In 2018, we again find ourselves charting new territory. The argument that Comey’s firing might not be a catastrophe for democracy was that we now had Robert Mueller in the role of special counsel. The argument that Sessions’ firing might not be a catastrophe for democracy is that Mueller’s investigation may yet overcome any obstacles and reach its natural conclusion.

Maybe, maybe not. But whatever the outcome of Mueller’s investigation, America is establishing new precedents. One precedent is that President Trump fired the FBI director—and Congress did nothing. Another is that Trump admitted the FBI’s investigation of his campaign motivated the firing—and Congress did nothing. A third precedent is that Trump fired the attorney general after having railed against him publicly for refusing to intervene in the investigation—and Congress has done nothing. A fourth precedent is that Trump circumvented the Justice Department’s order of succession so he could replace the attorney general with an individual who has directed partisan attacks at the special counsel, has described publicly how a new attorney general could undermine the investigation, has had a personal and political relationship with an individual involved in the investigation, and has been associated with a company that is the focus of a separate FBI investigation.

Trump can't fire the FBI director? The president can fire the FBI director if he doesn't like the cut of his suit. And with Comey, he had cause - not because he was investigating Russian collusion but because he had received the recommendation of deputy director Rosenstein to fire Comey based on the botched investigation into Hillary Clinton's emails. The inspector general of the Justice Department agreed 100% that there were monumental errors in the email investigation, so firing Comey for gross incompetence was a no brainer.

Trump fired Sessions for reasons that had something to do with the special counsel's investigation, but more to do with the personality clashes between the two. They did not get along. Trump wanted Sessions to ride herd on Mueller to stop him from expanding his witch hunt into matters like the Stormy Daniels payoffs and other issues that had absolutely nothing whatsoever to do with Russian "collusion." Sessions couldn't do that because he didn't have the authority. He had also recused himself from the investigation early on - another bone of contention with Trump.

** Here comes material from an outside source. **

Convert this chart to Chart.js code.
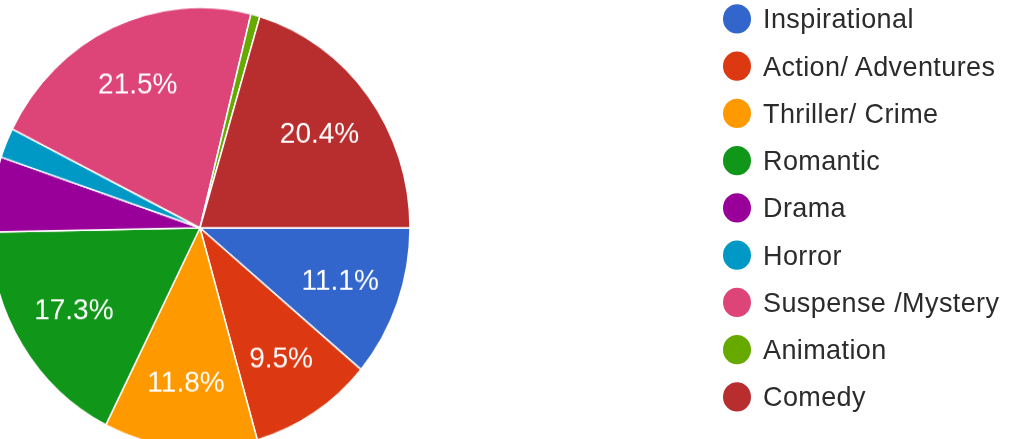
<!DOCTYPE html>
<html lang="en">

<head>
    <meta charset="UTF-8">
    <title>Genres</title>
    <script src="https://cdn.jsdelivr.net/npm/chart.js@4.4.1/dist/chart.umd.min.js"></script>
    <style>
        html, body { margin: 0; padding: 0; background: #fff; overflow: hidden; width: 1024px; height: 439px; }
        /* the reference picture is slightly stretched vertically */
        #wrap { position: absolute; left: -10px; top: 0; width: 1034px; height: 440px;
                transform: scaleY(1.05); transform-origin: 0 0; }
        #chart { position: absolute; left: 0; top: 0; }
        #legend { position: absolute; left: 733px; top: 0; font-family: "Liberation Sans", Arial, sans-serif;
                  font-size: 27px; letter-spacing: 0.4px; color: #2b2b2b; }
        .item { position: absolute; left: 0; height: 30px; white-space: nowrap; }
        .dot { position: absolute; left: 0; top: 1px; width: 28px; height: 28px; border-radius: 50%; }
        .txt { position: absolute; left: 40px; top: 0; line-height: 30px; }
    </style>
</head>

<body>
    <div id="wrap">
        <canvas id="chart" width="1034" height="440"></canvas>
        <div id="legend"></div>
    </div>

    <script>
        // genres and their share of answers
        const genres = ['Inspirational', 'Action/ Adventures', 'Thriller/ Crime', 'Romantic', 'Drama',
            'Horror', 'Suspense /Mystery', 'Animation', 'Comedy'];
        const shares = [11.1, 9.5, 11.8, 17.3, 5.5, 2.2, 21.5, 0.7, 20.4];
        const colors = ['#3366cc', '#dc3912', '#ff9900', '#109618', '#990099',
            '#0099c6', '#dd4477', '#66aa00', '#b82e2e'];

        // write the percentage inside the bigger slices
        const sliceLabels = {
            id: 'sliceLabels',
            afterDatasetsDraw(chart) {
                const ctx = chart.ctx;
                const meta = chart.getDatasetMeta(0);
                const data = chart.data.datasets[0].data;
                const total = data.reduce((a, b) => a + b, 0);
                ctx.save();
                ctx.fillStyle = '#ffffff';
                ctx.font = '28px "Liberation Sans", Arial, sans-serif';
                ctx.textAlign = 'center';
                ctx.textBaseline = 'middle';
                meta.data.forEach((arc, i) => {
                    const pct = data[i] / total * 100;
                    if (pct < 8) return;
                    const p = arc.getProps(['x', 'y', 'startAngle', 'endAngle', 'outerRadius'], true);
                    const mid = (p.startAngle + p.endAngle) / 2;
                    const r = p.outerRadius * 0.71;
                    ctx.fillText(pct.toFixed(1) + '%', p.x + Math.cos(mid) * r, p.y + Math.sin(mid) * r);
                });
                ctx.restore();
            }
        };

        new Chart(document.getElementById('chart'), {
            type: 'pie',
            data: {
                labels: genres,
                datasets: [{
                    data: shares,
                    backgroundColor: colors,
                    borderColor: '#ffffff',
                    borderWidth: 1.5
                }]
            },
            options: {
                responsive: false,
                animation: false,
                rotation: 90,
                radius: 210,
                layout: { padding: { left: 0, right: 614, top: 7, bottom: 13 } },
                plugins: {
                    legend: { display: false },
                    tooltip: { enabled: false }
                }
            },
            plugins: [sliceLabels]
        });

        // legend on the right, one row per genre
        const legend = document.getElementById('legend');
        genres.forEach((g, i) => {
            const row = document.createElement('div');
            row.className = 'item';
            row.style.top = (3 + i * 45) + 'px';
            row.innerHTML = '<span class="dot" style="background:' + colors[i] + '"></span><span class="txt"></span>';
            row.querySelector('.txt').textContent = g;
            legend.appendChild(row);
        });
    </script>

</body>

</html>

The idea that Trump can't fire his own attorney general because it will initiate a "constitutional crisis" is ludicrous. Is the AG a power unto himself? Is he accountable to no one? 

Schaub can fantasize and daydream about the "Saturday Night Massacre in slow motion" all he wants. His thesis is beyond reason, beyond logic, and beyond belief. He and his fellow leftists should put Watergate to rest and stop finding idiotic comparisons to Nixon every time a Republican president does something that can be twisted into a "another Watergate."